On the meeting of Parliament, soon after the king's marriage, the Duke of Lancaster solicited the grant of 60,000 to enable him to prosecute his claims on the towns of Spain, through the right of his wife, the Lady Constance, daughter of Don Pedro the Cruel; but after much debate the advance was declined. The circumstances of the country rendered it equally unadvisable that a large body of the military men of the realm should be withdrawn from it, and that money should be expended for foreign claims while the people were so sore on the subject of their heavy taxation. The duke was therefore compelled, however unwillingly, to postpone his expedition to Spain. His anxiety at this time was owing to the failure of the Earl of Cambridge, who had been sent out to support the King of Portugal against the King of Spain. The Earl of Cambridge had carried over a small but brave army to Portugal, the Duke of Lancaster promising to follow him with a greater force; but his embassy to Scotland, and the breaking out of the Wat Tyler insurrection, had prevented this; and Ferdinand, King of Portugal, finding himself disappointed of the duke's aid, and fearing to be overcome by Spain, had made peace with John of Castile, greatly to the chagrin of the Earl of Cambridge, who had made a marriage alliance between his eon John and the only daughter of the King of Portugal, both mere children. On this peace being concluded, the Earl of Cambridge returned to England, having effected nothing towards the establishment of the claims of his brother, John of Gaunt, but, much in opposition to the King of Portugal, had brought away his son. This led afterwards to the divorce of his son's young Portuguese wife, by dispensation from the Pope, and her marriage to the King of Spain. Thus the King of Spain not only maintained himself on the throne of Castile, in defiance of John of Gaunt, but the King of Portugal dying, he laid claim in right of his wife to that kingdom. These were the circumstances which, made Lancaster eager to pass over and assert his claims, but at this juncture without effect. He had only, however, to wait a few years for a more favourable opportunity.

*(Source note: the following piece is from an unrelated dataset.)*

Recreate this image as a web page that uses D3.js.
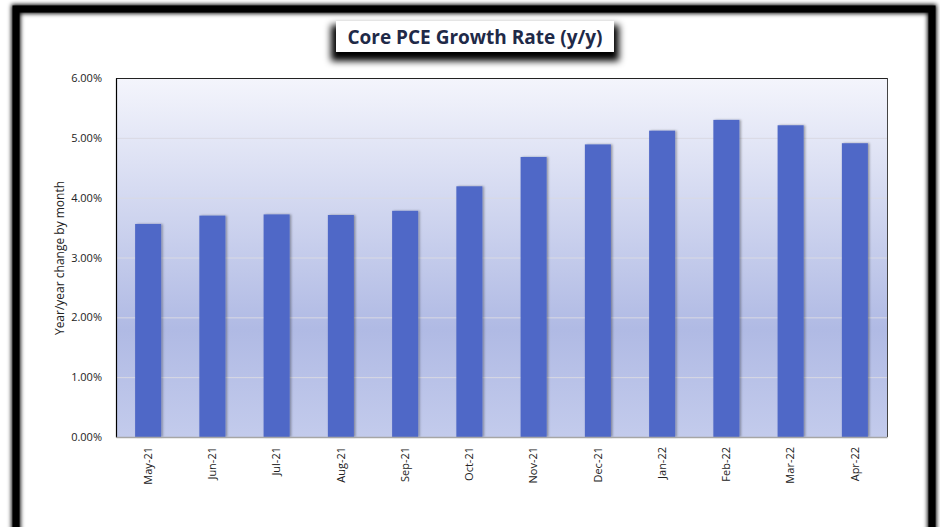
<!DOCTYPE html>
<html><head><meta charset="utf-8">
<script src="https://cdn.jsdelivr.net/npm/d3@7"></script>
<style>html,body{margin:0;padding:0;background:#fff;overflow:hidden}</style>
</head><body>
<svg id="c" width="940" height="527"></svg>
<script>
const categories = ["May-21","Jun-21","Jul-21","Aug-21","Sep-21","Oct-21","Nov-21","Dec-21","Jan-22","Feb-22","Mar-22","Apr-22"];
const values = [3.56, 3.70, 3.72, 3.71, 3.78, 4.19, 4.68, 4.89, 5.12, 5.30, 5.21, 4.91];
const yTicks = [0, 1, 2, 3, 4, 5, 6];
const titleText = "Core PCE Growth Rate (y/y)";
const yAxisTitle = "Year/year change by month";

const svg = d3.select("#c");
const defs = svg.append("defs");

const frameF = defs.append("filter").attr("id","frameShadow").attr("x","-5%").attr("y","-5%").attr("width","110%").attr("height","110%");
frameF.append("feGaussianBlur").attr("stdDeviation",2);

const tF = defs.append("filter").attr("id","titleBlur").attr("x","-20%").attr("y","-50%").attr("width","140%").attr("height","220%");
tF.append("feGaussianBlur").attr("stdDeviation",3.5);

const bF = defs.append("filter").attr("id","barShadow").attr("x","-20%").attr("y","-5%").attr("width","150%").attr("height","110%");
bF.append("feDropShadow").attr("dx",1.5).attr("dy",0).attr("stdDeviation",1).attr("flood-color","#000").attr("flood-opacity",0.35);

const grad = defs.append("linearGradient").attr("id","bg").attr("x1",0).attr("y1",0).attr("x2",0).attr("y2",1);
grad.append("stop").attr("offset","0%").attr("stop-color","#F4F5FC");
grad.append("stop").attr("offset","70%").attr("stop-color","#B0BAE4");
grad.append("stop").attr("offset","100%").attr("stop-color","#C3CBEC");

// outer frame
svg.append("rect").attr("x",16).attr("y",9).attr("width",916).attr("height",540)
  .attr("fill","none").attr("stroke","#000").attr("stroke-width",9).attr("filter","url(#frameShadow)");
svg.append("rect").attr("x",16).attr("y",9).attr("width",916).attr("height",540)
  .attr("fill","none").attr("stroke","#000").attr("stroke-width",7);

const m = {left:116, top:78, right:887, bottom:437};
const x = d3.scaleBand().domain(categories).range([m.left, m.right]).paddingInner(0.595).paddingOuter(0.2975);
const y = d3.scaleLinear().domain([0, 6]).range([m.bottom, m.top]);

// plot background
svg.append("rect").attr("x",m.left).attr("y",m.top).attr("width",m.right-m.left).attr("height",m.bottom-m.top)
  .attr("fill","url(#bg)");

// gridlines
svg.append("g").selectAll("line").data(yTicks.filter(d=>d>0 && d<6)).join("line")
  .attr("x1",m.left).attr("x2",m.right).attr("y1",d=>y(d)+0.5).attr("y2",d=>y(d)+0.5)
  .attr("stroke","#D9D9E3").attr("stroke-width",1);

// bars
svg.append("g").selectAll("rect").data(values).join("rect")
  .attr("x",(d,i)=>x(categories[i])).attr("width",x.bandwidth())
  .attr("y",d=>y(d)).attr("height",d=>y(0)-y(d))
  .attr("fill","#4F68C7").attr("filter","url(#barShadow)");

// plot border
svg.append("line").attr("x1",m.left).attr("x2",m.right).attr("y1",m.top+0.5).attr("y2",m.top+0.5).attr("stroke","#222").attr("stroke-width",1);
svg.append("line").attr("x1",m.right+0.5).attr("x2",m.right+0.5).attr("y1",m.top).attr("y2",m.bottom).attr("stroke","#444").attr("stroke-width",1);

// y axis
const yAxis = svg.append("g").attr("transform",`translate(${m.left},0)`)
  .call(d3.axisLeft(y).tickValues(yTicks).tickFormat(d=>d.toFixed(2)+"%").tickSize(0).tickPadding(14));
yAxis.select(".domain").attr("stroke","#000").attr("stroke-width",1.2);
yAxis.selectAll("text").attr("font-family","'Open Sans', sans-serif").attr("font-size",11).attr("fill","#222");

// x axis
const xAxis = svg.append("g").attr("transform",`translate(0,${m.bottom})`)
  .call(d3.axisBottom(x).tickSize(0).tickPadding(0));
xAxis.select(".domain").attr("stroke","#A6A6A6").attr("stroke-width",1.5);
xAxis.selectAll("text").attr("font-family","'Open Sans', sans-serif").attr("font-size",11).attr("fill","#222")
  .attr("transform","rotate(-90)").attr("text-anchor","end").attr("dy","0.35em").attr("dx","-10px").attr("x",0).attr("y",0);
xAxis.selectAll(".tick").attr("transform",d=>`translate(${x(d)+x.bandwidth()/2},0)`);

// y axis title
svg.append("text").attr("transform","translate(59,258) rotate(-90)").attr("text-anchor","middle")
  .attr("dominant-baseline","central")
  .attr("font-family","'Open Sans', sans-serif").attr("font-size",12).attr("fill","#222").text(yAxisTitle);

// title
svg.append("rect").attr("x",331).attr("y",25).attr("width",288).attr("height",36).attr("fill","#000").attr("filter","url(#titleBlur)");
svg.append("rect").attr("x",336).attr("y",21).attr("width",278).attr("height",31).attr("fill","#fff");
svg.append("text").attr("x",475).attr("y",37).attr("text-anchor","middle").attr("dominant-baseline","central")
  .attr("font-family","'Open Sans', sans-serif").attr("font-weight","bold").attr("font-size",19).attr("fill","#1F2A48")
  .text(titleText);
</script>
</body></html>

England was at this moment about to undertake the support of the very principles of freedom and popular independence in Flanders which it had so sternly put down at home. Flanders, as the earliest manufacturing and trading country, had, as we have seen, speedily displayed a democratic spirit. It had expelled its ruler, who resisted, and endeavoured to crush all tendency towards popular rights. Though Jacob van Artavelde the stout brewer of Ghent, had fallen, yet that high-spirited city had maintained a long career of independence. Philip van Artavelde, the son of Jacob, warned by the fate of his father, had, during his youth, kept aloof from popular ambition, and adhered to a strictly private life. But the people of Ghent becoming sorely pressed by the Earl of Flanders, and its very existence being at stake, Philip, no longer able to suppress the spirit of the patriot born with him, suddenly emerged from his obscurity and put himself at the head of the populace. The people had assumed a white hat as the badge of their party, and their former leader, John Lyon, was dead, under the suspicion of being poisoned by some emissary of the court party.